Les politiques actuelles sur les drogues – 4. Tendances contradictoires

Contradictions entre les institutions juridiques et de santé, et entre le national et le local

C'est ainsi que tant au Canada, en Australie, que dans plusieurs pays d'Europe, on constate des tendances contradictoires entre les politiques juridiques et les politiques en matière de santé, et entre le national et le local. Les ministères de la Justice nationaux, sous la pression américaine à travers les Conventions internationales et de certaines industries et bureaucraties qui bénéficient de la prohibition actuelle de certaines drogues, poursuivent l'approche répressive traditionnelle. De leur côté, les ministères de la Santé, avec la collaboration du communautaire et de plus en plus des polices locales, forcent la voie vers l'approche de réduction des méfaits. Résultat, dans la plupart des pays occidentaux (à l'exception des Pays-Bas) on peut vous arrêter pour simple possession de cannabis - car vous relevez de la justice - et vous fournir les seringues pour consommer votre héroïne ou votre cocaïne si vous êtes usagers de drogues par injection (UDI) – car vous relevez de la santé. Face à ces contradictions institutionnelles d'où découlent des actions contradictoires sur le terrain, les instances juridiques locales commencent à réagir pour diminuer les pratiques de répression. Mais leur pouvoir d'action, bien sûr, est limité. D'ailleurs, le procureur Cain, après s'être prononcé en faveur d'une politique de réduction des méfaits en Colombie Britannique et avoir déduit ouvertement que la légalisation des drogues en était la conséquence logique, reconnaît la difficulté d'en arriver à ce changement des lois :

La légalisation est un enjeu complexe qui, même si nous voulons solutionner des problèmes locaux, n'est pas une stratégie qui relève uniquement de la Colombie Britannique. Cet enjeu dépasse les frontières canadiennes et même nord-américaines. Cela implique une perspective internationale et ce, même au niveau juridique. Les lois canadiennes et les conventions internationales des Nations Unies nous gouvernent, mais cela ne doit pas nous amener à oublier la réalité de la situation en Colombie Britannique. Nous vivons le problème et nous devons tout faire pour le solutionner, dès maintenant. À cet effet, je recommande l'établissement d'une commission ayant pour mandat d'examiner et de confronter ces aspects juridiques du problème, parmi bien d'autres choses. Le problème doit être considéré non seulement à la lumière des morts associées à l'héroïne ou à la cocaine, mais en considération de l'ensemble des drogues illicites disponibles, i.e. à la fois les drogues dites « douces » et « dures ». (p.VI-notre traduction).

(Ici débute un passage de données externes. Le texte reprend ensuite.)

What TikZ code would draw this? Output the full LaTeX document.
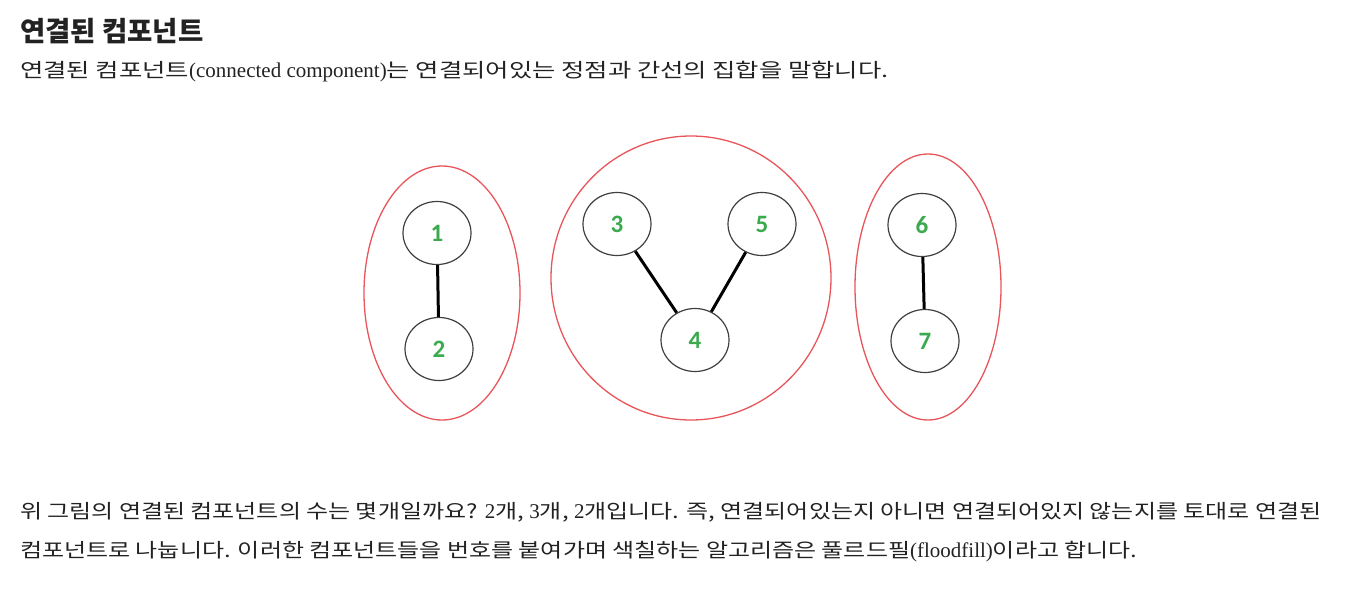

La légalisation ne doit pas être considérée comme la panacée ou la solution aux problèmes d'abus de drogues en Colombie Britannique ou dans le reste du pays. Elle ne résorbera pas tous les comportements criminels et anti-sociaux commis par les toxicomanes endurcis. Je ne crois pas davantage que la légalisation accroîtra l'incidence de ces comportements. Au contraire, ce que cela ferait est de créer cette nécessaire percée d'opportunités pour les toxicomanes qui ont perdu espoir et leur redonnerait la liberté de choix. (p.88-notre traduction).

L'Avis du CPLT ouvrait également la porte à ce débat par ses demandes de changements d'objectifs de la politique québécoise en toxicomanies, même si cela fut fait de manière moins explicite que dans le rapport Cain.